During a trial a purpose-built drone was flown around three locations in Singapore, with M1 saying its 4.5G hetnet provided secure, low latency and high throughput connectivity, enabling the drone to fly beyond visual range in an urban environment.

M1 said in a statement conventional drones use unlicensed spectrum such as the 2.4GHz band to provide short-range, line of sight wireless connectivity, but are susceptible to radio signal interference.

The unmanned aircraft system (UAS) was assembled by the Air Traffic Management Research Institute (ATMRI), a joint research centre established by NTU and the Civil Aviation Authority of Singapore.

Further research
M1 and ATMRI signed an agreement to conduct research and develop M1’s 4.5G hetnet for the traffic management of UAS in Singapore.

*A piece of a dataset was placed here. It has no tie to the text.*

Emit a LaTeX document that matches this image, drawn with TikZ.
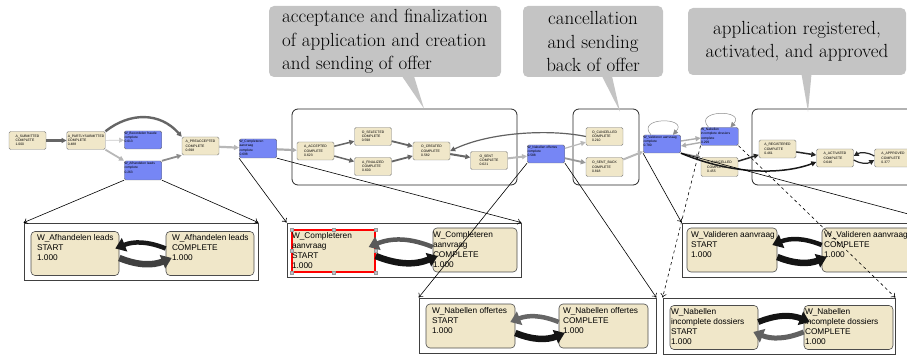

Denis Seek, M1’s CTO, said mobile technology holds the potential to extend the capabilities of drones to enable new applications, for example performing search and rescue operations in remote or inaccessible sites.

NTU Singapore professor Vu N. Duong, who is director of the ATMRI, said: “We are working to establish an air traffic system which can effectively control and regulate UAS traffic in a congested airspace. By working with key industry partners like M1, we aim to translate our knowledge into practical applications beneficial to Singapore and other megacities.”

M1 engineers and NTU researchers will use drones to map out the signal strengths and end-to-end latency of hetnets for Singapore’s entire urban airspace. This will help researchers identify suitable airspace for reliable command and control of drones, including flights out of visual range, the operator explained.